# Start of DATA EXCERPT
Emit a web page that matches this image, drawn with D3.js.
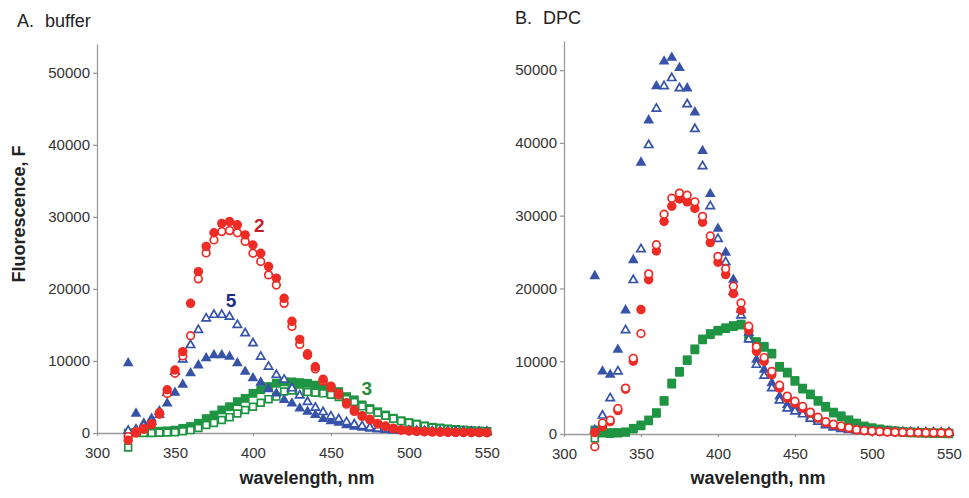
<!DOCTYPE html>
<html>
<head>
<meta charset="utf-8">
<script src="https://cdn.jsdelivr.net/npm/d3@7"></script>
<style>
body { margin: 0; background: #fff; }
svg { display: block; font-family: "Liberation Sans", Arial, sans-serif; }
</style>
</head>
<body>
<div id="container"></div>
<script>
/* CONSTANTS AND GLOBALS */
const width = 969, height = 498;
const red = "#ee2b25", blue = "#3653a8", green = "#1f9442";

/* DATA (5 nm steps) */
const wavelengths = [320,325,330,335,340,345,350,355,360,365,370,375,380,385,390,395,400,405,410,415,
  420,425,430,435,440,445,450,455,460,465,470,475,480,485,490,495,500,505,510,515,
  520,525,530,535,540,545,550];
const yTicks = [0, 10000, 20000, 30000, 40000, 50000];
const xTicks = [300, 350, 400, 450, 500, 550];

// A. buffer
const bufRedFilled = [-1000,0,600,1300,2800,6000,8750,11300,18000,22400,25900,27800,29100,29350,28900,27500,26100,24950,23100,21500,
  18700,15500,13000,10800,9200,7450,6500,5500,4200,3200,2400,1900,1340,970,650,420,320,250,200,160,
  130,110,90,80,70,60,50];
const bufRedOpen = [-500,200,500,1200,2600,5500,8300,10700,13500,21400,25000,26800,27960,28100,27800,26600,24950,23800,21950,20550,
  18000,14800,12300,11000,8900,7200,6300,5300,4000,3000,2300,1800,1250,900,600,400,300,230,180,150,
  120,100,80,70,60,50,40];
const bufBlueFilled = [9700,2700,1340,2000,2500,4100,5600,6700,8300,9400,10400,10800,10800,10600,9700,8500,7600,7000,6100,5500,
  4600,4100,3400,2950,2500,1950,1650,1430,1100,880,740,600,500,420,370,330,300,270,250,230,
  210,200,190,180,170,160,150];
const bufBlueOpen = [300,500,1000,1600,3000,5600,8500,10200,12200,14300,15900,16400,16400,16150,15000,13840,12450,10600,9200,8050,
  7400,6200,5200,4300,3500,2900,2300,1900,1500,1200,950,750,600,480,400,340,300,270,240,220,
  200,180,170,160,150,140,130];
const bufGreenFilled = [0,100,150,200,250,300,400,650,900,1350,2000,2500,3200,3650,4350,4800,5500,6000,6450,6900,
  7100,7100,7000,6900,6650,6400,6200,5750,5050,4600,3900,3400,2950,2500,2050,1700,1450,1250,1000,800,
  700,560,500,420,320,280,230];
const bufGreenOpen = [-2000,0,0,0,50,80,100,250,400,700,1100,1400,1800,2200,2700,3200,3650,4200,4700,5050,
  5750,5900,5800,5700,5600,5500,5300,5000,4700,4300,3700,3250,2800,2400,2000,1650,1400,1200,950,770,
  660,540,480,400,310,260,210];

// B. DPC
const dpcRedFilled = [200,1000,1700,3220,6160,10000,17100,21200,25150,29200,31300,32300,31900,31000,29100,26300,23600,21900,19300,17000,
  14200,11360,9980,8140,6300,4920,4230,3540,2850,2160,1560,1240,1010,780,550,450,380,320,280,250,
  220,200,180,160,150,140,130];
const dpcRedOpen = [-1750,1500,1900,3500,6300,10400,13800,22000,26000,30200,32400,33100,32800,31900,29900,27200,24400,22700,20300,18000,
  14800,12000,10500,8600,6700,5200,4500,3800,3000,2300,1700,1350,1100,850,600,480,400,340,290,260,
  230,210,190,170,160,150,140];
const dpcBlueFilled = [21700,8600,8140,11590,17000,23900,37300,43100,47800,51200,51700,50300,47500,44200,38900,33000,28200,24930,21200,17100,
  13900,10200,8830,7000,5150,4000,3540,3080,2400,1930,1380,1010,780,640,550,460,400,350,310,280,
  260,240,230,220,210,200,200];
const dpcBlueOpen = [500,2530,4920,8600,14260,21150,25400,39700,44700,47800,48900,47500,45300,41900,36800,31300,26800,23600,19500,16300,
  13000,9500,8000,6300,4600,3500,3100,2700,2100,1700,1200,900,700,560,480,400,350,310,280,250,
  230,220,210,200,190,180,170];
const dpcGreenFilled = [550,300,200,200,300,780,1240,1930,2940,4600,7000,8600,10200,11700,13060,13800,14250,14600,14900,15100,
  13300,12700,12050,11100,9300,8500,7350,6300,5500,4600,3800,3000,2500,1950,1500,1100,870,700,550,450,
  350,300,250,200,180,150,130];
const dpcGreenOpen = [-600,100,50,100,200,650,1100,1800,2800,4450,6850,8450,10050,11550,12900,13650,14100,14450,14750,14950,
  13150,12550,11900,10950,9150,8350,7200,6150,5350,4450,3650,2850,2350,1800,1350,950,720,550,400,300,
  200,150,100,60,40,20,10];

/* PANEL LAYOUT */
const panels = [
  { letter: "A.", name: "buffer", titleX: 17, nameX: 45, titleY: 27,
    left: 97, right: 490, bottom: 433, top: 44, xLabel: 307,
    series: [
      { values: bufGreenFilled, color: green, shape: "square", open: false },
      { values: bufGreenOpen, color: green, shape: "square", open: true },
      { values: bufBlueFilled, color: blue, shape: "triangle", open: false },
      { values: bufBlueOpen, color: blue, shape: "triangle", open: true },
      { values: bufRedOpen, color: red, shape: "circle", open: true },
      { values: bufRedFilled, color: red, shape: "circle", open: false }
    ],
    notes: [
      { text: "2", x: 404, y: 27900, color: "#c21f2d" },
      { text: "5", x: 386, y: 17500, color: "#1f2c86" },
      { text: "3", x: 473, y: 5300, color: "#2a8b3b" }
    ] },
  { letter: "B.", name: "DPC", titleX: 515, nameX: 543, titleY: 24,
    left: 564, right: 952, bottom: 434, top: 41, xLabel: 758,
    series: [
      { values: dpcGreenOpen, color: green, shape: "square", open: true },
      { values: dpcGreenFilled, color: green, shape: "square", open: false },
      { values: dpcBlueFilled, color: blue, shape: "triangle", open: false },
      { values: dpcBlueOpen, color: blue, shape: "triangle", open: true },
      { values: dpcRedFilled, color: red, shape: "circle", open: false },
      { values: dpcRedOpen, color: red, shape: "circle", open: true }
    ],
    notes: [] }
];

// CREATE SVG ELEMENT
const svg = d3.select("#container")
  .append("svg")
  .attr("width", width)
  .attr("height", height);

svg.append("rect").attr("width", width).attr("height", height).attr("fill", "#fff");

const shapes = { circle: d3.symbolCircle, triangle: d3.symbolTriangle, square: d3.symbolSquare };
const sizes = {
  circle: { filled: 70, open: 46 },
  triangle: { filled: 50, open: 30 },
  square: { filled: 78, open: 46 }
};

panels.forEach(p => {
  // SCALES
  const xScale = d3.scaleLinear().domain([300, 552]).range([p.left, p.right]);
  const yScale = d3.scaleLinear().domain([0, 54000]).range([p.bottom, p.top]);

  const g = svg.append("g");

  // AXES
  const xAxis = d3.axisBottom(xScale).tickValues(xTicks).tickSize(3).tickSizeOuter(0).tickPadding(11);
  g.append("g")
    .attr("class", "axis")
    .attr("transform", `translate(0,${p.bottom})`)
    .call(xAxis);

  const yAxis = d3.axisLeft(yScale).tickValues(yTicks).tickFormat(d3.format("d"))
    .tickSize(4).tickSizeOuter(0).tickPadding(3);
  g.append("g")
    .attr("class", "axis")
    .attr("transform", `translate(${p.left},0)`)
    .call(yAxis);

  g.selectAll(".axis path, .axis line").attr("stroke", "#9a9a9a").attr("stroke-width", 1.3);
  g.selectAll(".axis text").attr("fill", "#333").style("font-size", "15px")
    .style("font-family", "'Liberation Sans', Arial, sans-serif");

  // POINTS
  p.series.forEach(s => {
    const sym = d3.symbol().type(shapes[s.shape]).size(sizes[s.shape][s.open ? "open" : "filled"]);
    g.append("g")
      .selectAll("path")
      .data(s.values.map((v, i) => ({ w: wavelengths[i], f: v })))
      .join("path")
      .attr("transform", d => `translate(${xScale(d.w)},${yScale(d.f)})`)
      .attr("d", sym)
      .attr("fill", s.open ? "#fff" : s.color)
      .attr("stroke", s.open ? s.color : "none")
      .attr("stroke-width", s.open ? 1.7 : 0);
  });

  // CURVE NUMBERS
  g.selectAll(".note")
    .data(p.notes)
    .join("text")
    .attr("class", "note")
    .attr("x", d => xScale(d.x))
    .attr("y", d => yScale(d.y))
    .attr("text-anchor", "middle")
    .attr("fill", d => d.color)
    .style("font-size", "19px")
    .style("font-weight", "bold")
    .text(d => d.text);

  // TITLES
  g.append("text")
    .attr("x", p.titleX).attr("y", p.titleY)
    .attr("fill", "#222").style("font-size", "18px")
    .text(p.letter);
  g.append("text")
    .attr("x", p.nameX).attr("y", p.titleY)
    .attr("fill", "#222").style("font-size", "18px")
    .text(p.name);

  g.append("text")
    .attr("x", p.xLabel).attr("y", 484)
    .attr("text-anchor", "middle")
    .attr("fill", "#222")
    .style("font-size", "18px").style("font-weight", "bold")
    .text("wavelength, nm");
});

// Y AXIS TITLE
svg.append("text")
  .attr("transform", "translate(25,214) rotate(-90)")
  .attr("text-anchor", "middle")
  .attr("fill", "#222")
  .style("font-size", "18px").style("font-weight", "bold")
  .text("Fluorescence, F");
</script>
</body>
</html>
# End of DATA EXCERPT
Write out exactly the lines between the start of the data and the line with "const xTicks = [300, 350, 400, 450, 500, 550];", including both, but none of the pictures.

### COMPLETED EXERCISE
Emit a web page that matches this image, drawn with D3.js.
<!DOCTYPE html>
<html>
<head>
<meta charset="utf-8">
<script src="https://cdn.jsdelivr.net/npm/d3@7"></script>
<style>
body { margin: 0; background: #fff; }
svg { display: block; font-family: "Liberation Sans", Arial, sans-serif; }
</style>
</head>
<body>
<div id="container"></div>
<script>
/* CONSTANTS AND GLOBALS */
const width = 969, height = 498;
const red = "#ee2b25", blue = "#3653a8", green = "#1f9442";

/* DATA (5 nm steps) */
const wavelengths = [320,325,330,335,340,345,350,355,360,365,370,375,380,385,390,395,400,405,410,415,
  420,425,430,435,440,445,450,455,460,465,470,475,480,485,490,495,500,505,510,515,
  520,525,530,535,540,545,550];
const yTicks = [0, 10000, 20000, 30000, 40000, 50000];
const xTicks = [300, 350, 400, 450, 500, 550];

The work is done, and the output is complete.